▸ **Collected data**:
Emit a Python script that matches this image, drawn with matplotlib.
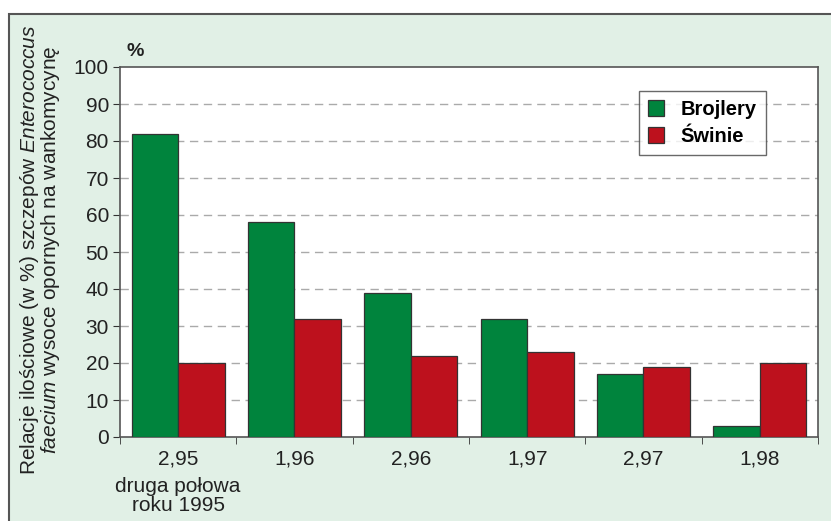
import numpy as np
import matplotlib
matplotlib.use("Agg")
import matplotlib.pyplot as plt
from matplotlib.patches import Rectangle

plt.rcParams["font.family"] = ["Liberation Sans", "DejaVu Sans"]
plt.rcParams["mathtext.fontset"] = "custom"
plt.rcParams["mathtext.rm"] = "Liberation Sans"
plt.rcParams["mathtext.it"] = "Liberation Sans:italic"

# data
periods = ["2,95", "1,96", "2,96", "1,97", "2,97", "1,98"]
brojlery = [82, 58, 39, 32, 17, 3]
swinie = [20, 32, 22, 23, 19, 20]
series_names = ["Brojlery", "Świnie"]
yticks = [0, 10, 20, 30, 40, 50, 60, 70, 80, 90, 100]

green = "#00843d"
red = "#bd111d"
panel = "#e1f0e6"
ink = "#222222"
fs = 15

fig = plt.figure(figsize=(8.31, 5.21), dpi=100)
fig.patch.set_facecolor("white")

# light green panel behind the chart
bg = fig.add_axes([0, 0, 1, 1], zorder=0)
bg.set_axis_off()
bg.set_xlim(0, 831)
bg.set_ylim(521, 0)
bg.add_patch(Rectangle((9, 14), 900, 600, facecolor=panel,
                       edgecolor="#555555", linewidth=1.5))

ax = fig.add_axes([120 / 831, 1 - 437 / 521, (818 - 120) / 831, (437 - 67) / 521],
                  zorder=1)
ax.set_facecolor("white")

x = np.arange(len(periods))
w = 0.4
ax.bar(x - w / 2, brojlery, w, color=green, edgecolor="#333333", linewidth=0.9,
       label=series_names[0], zorder=3)
ax.bar(x + w / 2, swinie, w, color=red, edgecolor="#333333", linewidth=0.9,
       label=series_names[1], zorder=3)

ax.set_xlim(-0.5, len(periods) - 0.5)
ax.set_ylim(0, 100)
ax.set_yticks(yticks)
ax.set_yticklabels([str(v) for v in yticks], fontsize=fs, color=ink)
ax.set_xticks(x)
ax.set_xticklabels(periods, fontsize=fs, color=ink)
ax.tick_params(axis="x", length=0, pad=9)
ax.set_xticks(np.arange(len(periods) + 1) - 0.5, minor=True)
ax.tick_params(axis="x", which="minor", length=5, color="#333333", direction="out")
ax.tick_params(axis="y", length=5, color="#333333", direction="out", pad=3)

for v in yticks[1:-1]:
    ax.axhline(v, color="#aaaaaa", linewidth=1, dashes=(6, 4), zorder=1)

for s in ax.spines.values():
    s.set_color("#555555")
    s.set_linewidth(1.2)

leg = ax.legend(loc="upper right", bbox_to_anchor=(0.925, 0.935), frameon=True,
                fancybox=False, prop={"weight": "bold", "size": 14.5},
                handlelength=0.8, handleheight=0.8, handletextpad=0.8,
                borderpad=0.45, labelspacing=0.4, borderaxespad=0)
leg.get_frame().set_edgecolor("#444444")
leg.get_frame().set_linewidth(1.0)

fig.text(135 / 831, 1 - 52 / 521, "%", fontsize=14, fontweight="bold",
         color=ink, ha="center", va="center")

fig.text(178 / 831, 1 - 496 / 521, "druga połowa\nroku 1995", fontsize=fs,
         color=ink, ha="center", va="center", linespacing=1.0)

yc = 1 - 250 / 521
fig.text(30 / 831, yc, r"Relacje ilościowe (w %) szczepów $\mathit{Enterococcus}$",
         rotation=90, fontsize=fs, color=ink, ha="center", va="center")
fig.text(51 / 831, yc, r"$\mathit{faecium}$ wysoce opornych na wankomycynę",
         rotation=90, fontsize=fs, color=ink, ha="center", va="center")

fig.savefig("out.png", dpi=100)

▸ **Exercise**:
Produce an exact copy of each line of data, skipping embedded images.

▸ **Answer to the exercise**:
Emit a Python script that matches this image, drawn with matplotlib.
import numpy as np
import matplotlib
matplotlib.use("Agg")
import matplotlib.pyplot as plt
from matplotlib.patches import Rectangle

plt.rcParams["font.family"] = ["Liberation Sans", "DejaVu Sans"]
plt.rcParams["mathtext.fontset"] = "custom"
plt.rcParams["mathtext.rm"] = "Liberation Sans"
plt.rcParams["mathtext.it"] = "Liberation Sans:italic"

# data
periods = ["2,95", "1,96", "2,96", "1,97", "2,97", "1,98"]
brojlery = [82, 58, 39, 32, 17, 3]
swinie = [20, 32, 22, 23, 19, 20]
series_names = ["Brojlery", "Świnie"]
yticks = [0, 10, 20, 30, 40, 50, 60, 70, 80, 90, 100]

green = "#00843d"
red = "#bd111d"
panel = "#e1f0e6"
ink = "#222222"
fs = 15

fig = plt.figure(figsize=(8.31, 5.21), dpi=100)
fig.patch.set_facecolor("white")

# light green panel behind the chart
bg = fig.add_axes([0, 0, 1, 1], zorder=0)
bg.set_axis_off()
bg.set_xlim(0, 831)
bg.set_ylim(521, 0)
bg.add_patch(Rectangle((9, 14), 900, 600, facecolor=panel,
                       edgecolor="#555555", linewidth=1.5))

ax = fig.add_axes([120 / 831, 1 - 437 / 521, (818 - 120) / 831, (437 - 67) / 521],
                  zorder=1)
ax.set_facecolor("white")

x = np.arange(len(periods))
w = 0.4
ax.bar(x - w / 2, brojlery, w, color=green, edgecolor="#333333", linewidth=0.9,
       label=series_names[0], zorder=3)
ax.bar(x + w / 2, swinie, w, color=red, edgecolor="#333333", linewidth=0.9,
       label=series_names[1], zorder=3)

ax.set_xlim(-0.5, len(periods) - 0.5)
ax.set_ylim(0, 100)
ax.set_yticks(yticks)
ax.set_yticklabels([str(v) for v in yticks], fontsize=fs, color=ink)
ax.set_xticks(x)
ax.set_xticklabels(periods, fontsize=fs, color=ink)
ax.tick_params(axis="x", length=0, pad=9)
ax.set_xticks(np.arange(len(periods) + 1) - 0.5, minor=True)
ax.tick_params(axis="x", which="minor", length=5, color="#333333", direction="out")
ax.tick_params(axis="y", length=5, color="#333333", direction="out", pad=3)

for v in yticks[1:-1]:
    ax.axhline(v, color="#aaaaaa", linewidth=1, dashes=(6, 4), zorder=1)

for s in ax.spines.values():
    s.set_color("#555555")
    s.set_linewidth(1.2)

leg = ax.legend(loc="upper right", bbox_to_anchor=(0.925, 0.935), frameon=True,
                fancybox=False, prop={"weight": "bold", "size": 14.5},
                handlelength=0.8, handleheight=0.8, handletextpad=0.8,
                borderpad=0.45, labelspacing=0.4, borderaxespad=0)
leg.get_frame().set_edgecolor("#444444")
leg.get_frame().set_linewidth(1.0)

fig.text(135 / 831, 1 - 52 / 521, "%", fontsize=14, fontweight="bold",
         color=ink, ha="center", va="center")

fig.text(178 / 831, 1 - 496 / 521, "druga połowa\nroku 1995", fontsize=fs,
         color=ink, ha="center", va="center", linespacing=1.0)

yc = 1 - 250 / 521
fig.text(30 / 831, yc, r"Relacje ilościowe (w %) szczepów $\mathit{Enterococcus}$",
         rotation=90, fontsize=fs, color=ink, ha="center", va="center")
fig.text(51 / 831, yc, r"$\mathit{faecium}$ wysoce opornych na wankomycynę",
         rotation=90, fontsize=fs, color=ink, ha="center", va="center")

fig.savefig("out.png", dpi=100)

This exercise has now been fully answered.